Satan was given a place of honour in heaven before he rebelled against God. Then he tried to usurp God's rightful place over all creation. Some take the words in Isaiah 14:9-20 to apply to Satan, said to 'be fallen from heaven', who strove to 'ascend into heaven', to 'be like the most High' [God]. Others do not. But it is certainly true that before he became Satan he was highly exalted by God in heaven, but has now been cast down to Earth (Luke 10:18, Revelation 12:9). Binding, then casting into the eternally burning lake of sulphuric fire follows.
None of that equates with the parable of the great supper in Luke 14:7-11. Satan is not an invited guest to the marriage supper of the Lamb (which this parable points towards - Revelation 19:7 & 21:2). Looking at this parable, Jesus had just said:
"When thou makest a dinner or a supper, call not thy friends, nor thy
brethren, neither thy kinsmen, nor thy rich neighbours; lest they also
bid thee again, and a recompense be made thee. But when thou makest a
feast, call the poor, the maimed, the lame, the blind; and thou shalt
be blessed; for they cannot recompense thee: for thou shalt be
recompensed at the resurrection of the just." Luke 14:12-14 A.V.
Then a man responded said, "Blessed is he that shall eat bread in the kingdom of God."
That one comment was what prompted Jesus to give the parable of the great supper. This shows that Jesus was looking ahead to the great supper in the kingdom of heaven. The spiritually poor, lame, blind etc are invited by God who (in another parable about the wedding supper, Matthew 22:1-14) took the place of the many who had been invited first, but who refused to attend. Comparing both parables will be instructive, for there one man not wearing the wedding garments provided by the host was thrown out in shame as a gate-crasher.

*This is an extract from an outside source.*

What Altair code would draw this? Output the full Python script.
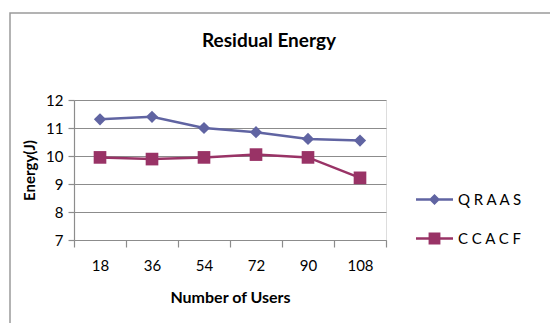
import altair as alt
import pandas as pd

users = ["18", "36", "54", "72", "90", "108"]
qraas = [11.31, 11.40, 11.00, 10.85, 10.61, 10.55]
ccacf = [9.95, 9.89, 9.95, 10.05, 9.95, 9.22]
series_names = ["QRAAS", "CCACF"]
series_colors = ["#6064A2", "#993366"]

rows = []
for u, q, c in zip(users, qraas, ccacf):
    rows.append({"users": u, "energy": q, "series": "QRAAS"})
    rows.append({"users": u, "energy": c, "series": "CCACF"})
df = pd.DataFrame(rows)

FONT = "Lato"
GRAY = "#8C8C8C"

path_q = "M-1,-0.07H1V0.07H-1Z M0,-0.3L0.3,0L0,0.3L-0.3,0Z"
path_c = "M-1,-0.07H1V0.07H-1Z M-0.32,-0.32H0.32V0.32H-0.32Z"

x_enc = alt.X(
    "users:O",
    sort=users,
    scale=alt.Scale(type="band", paddingInner=0, paddingOuter=0),
    axis=alt.Axis(
        title="Number of Users",
        titleFont=FONT, titleFontSize=16, titleFontWeight="bold", titleColor="#000",
        titlePadding=16,
        labelFont=FONT, labelFontSize=15, labelColor="#000", labelAngle=0,
        labelPadding=11,
        tickBand="extent", tickSize=7, tickColor=GRAY, tickWidth=1.2,
        domainColor=GRAY, domainWidth=1.2, grid=False,
    ),
)
y_enc = alt.Y(
    "energy:Q",
    scale=alt.Scale(domain=[7, 12], nice=False, zero=False),
    axis=alt.Axis(
        title="Energy(J)",
        titleFont=FONT, titleFontSize=15, titleFontWeight="bold", titleColor="#000",
        titlePadding=8,
        labelFont=FONT, labelFontSize=15, labelColor="#000", labelPadding=5,
        values=[7, 8, 9, 10, 11, 12],
        tickSize=6, tickColor=GRAY, tickWidth=1.2,
        domainColor=GRAY, domainWidth=1.2,
        grid=True, gridColor=GRAY, gridWidth=1.2,
    ),
)

base = alt.Chart(df)


def series_layers(name, color, shape, size):
    sub = base.transform_filter(alt.datum.series == name)
    line = sub.mark_line(strokeWidth=2.5, color=color).encode(x=x_enc, y=y_enc)
    pts = sub.mark_point(shape=shape, filled=True, size=size, opacity=1, color=color).encode(
        x=x_enc, y=y_enc
    )
    return line, pts


lq, pq = series_layers("QRAAS", series_colors[0], "diamond", 150)
lc, pc = series_layers("CCACF", series_colors[1], "square", 160)

leg = alt.Legend(
    orient="none", legendX=342, legendY=81, title=None,
    symbolSize=1369, symbolStrokeWidth=0,
    labelFont=FONT, labelFontSize=15, labelColor="#000", labelOffset=5,
    rowPadding=12, padding=0,
    labelExpr="join(split(datum.label, ''), ' ')",
)

legend_layer = base.transform_filter("false").mark_point(
    filled=True, opacity=1, strokeWidth=0
).encode(
    x=x_enc, y=y_enc,
    color=alt.Color("series:N", scale=alt.Scale(domain=series_names, range=series_colors), legend=leg),
    shape=alt.Shape("series:N", scale=alt.Scale(domain=series_names, range=[path_q, path_c]), legend=leg),
)

border = alt.Chart(pd.DataFrame({"a": [0]})).mark_rect(
    filled=False, stroke="#9A9A9A", strokeWidth=1.5
).encode(
    x=alt.value(-64), x2=alt.value(600), y=alt.value(-87), y2=alt.value(400)
)

chart = alt.layer(border, lc, lq, pc, pq, legend_layer).properties(
    width=312,
    height=140,
    title=alt.TitleParams(
        "Residual Energy", font=FONT, fontSize=19, fontWeight="bold", color="#000",
        anchor="middle", frame="group", dx=39, offset=-54, baseline="alphabetic",
    ),
    autosize=alt.AutoSizeParams(type="none"),
    padding={"left": 74, "top": 100, "right": 164, "bottom": 83},
).configure_view(stroke=None).configure(background="white")

chart.save("out.html", embed_options={"renderer": "svg", "actions": False})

Nobody and nothing can oust the Son of God from his eternal place in the bosom of the Father, as his only-begotten Son. Satan was created. The Son is the Word who made everything that was made (John 1:1-3). That puts the one who became Satan in his place, which he then forfeited by trying to usurp the very throne of God. So, my answer is that Luke 14:7-11 has nothing whatever to do with Satan.